11. goads . . . nails. The images suggest that the words of the wise may sting or hurt, which seems especially apt for Qohelet.
from the composers of collections. The meaning of the Hebrew is uncertain, but a reference to anthologists or collectors of sayings is plausible in context. Syntactically, there is an ellipsis here, the sense being “[the words of the wise] from the composers of collections.”
given from a certain shepherd. Traditionally, this highly obscure phrase is understood as a reference to God (“from one Shepherd”). Fox and Seow both argue convincingly that the simile of the goad leads to a reference to an actual goad-wielding shepherd, and that ʾeḥad, “one,” is used here as it is sometimes used elsewhere as what amounts to an indefinite article. Nevertheless, this phrase is oddly detached in the syntax from the goads and nails.

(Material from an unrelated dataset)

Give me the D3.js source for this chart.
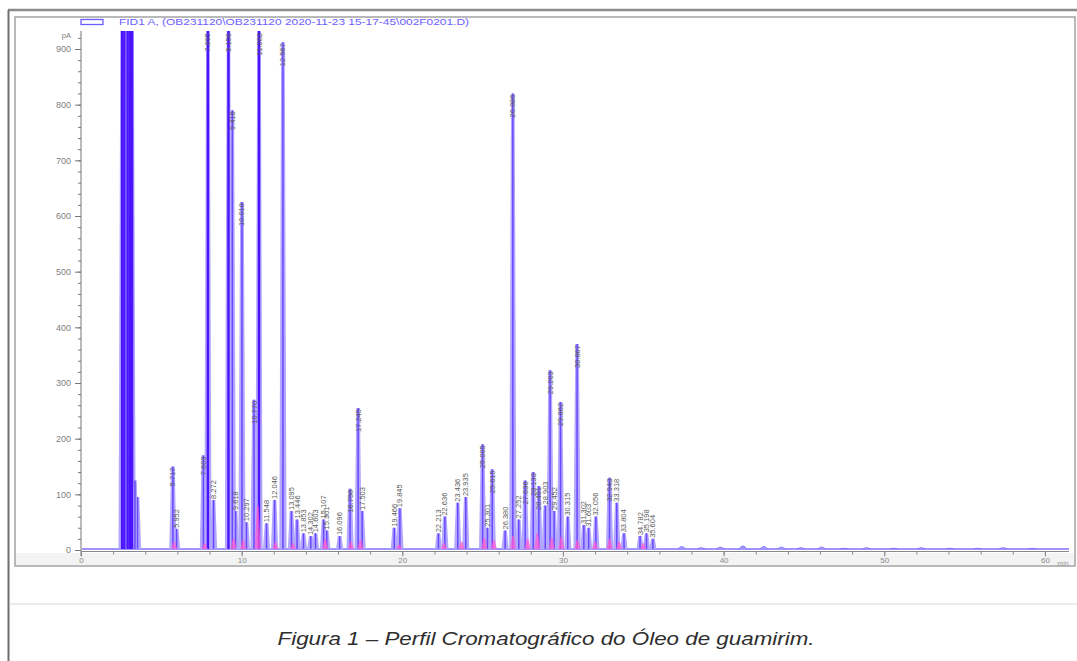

12. chatter. The Hebrew lahag refers either to speech or to study, and the parallelism with making many books has encouraged many interpreters to opt for “study.” But the author of the epilogue, at once praising Qohelet and interposing a certain distance from him, wants to warn readers that all this writing, including Qohelet’s, may simply exhaust one and perhaps distract one from the simple duties of piety, so the sense of “chatter” has some plausibility. This is the regular meaning of lahag in later Hebrew.
13. The last word. The author of the epilogue is at pains to have the last word, which will neutralize the many subversive words Qohelet has uttered.
for that is all humankind. Though the King James Version’s interpretive “this is the whole duty of man” may catch the intention of the original, that rendering makes the clause sound more strictly didactic than it is, and it seems better to preserve the slightly ambiguous inclusiveness of the Hebrew.
14. every deed will God bring to judgment. Qohelet, too, at a couple of points expresses the idea that we are subject to God’s judgment, but this monitory flourish at the very end is an affirmation of the staunch piety with which the epilogist seeks to contain the more disruptive ideas of Qohelet.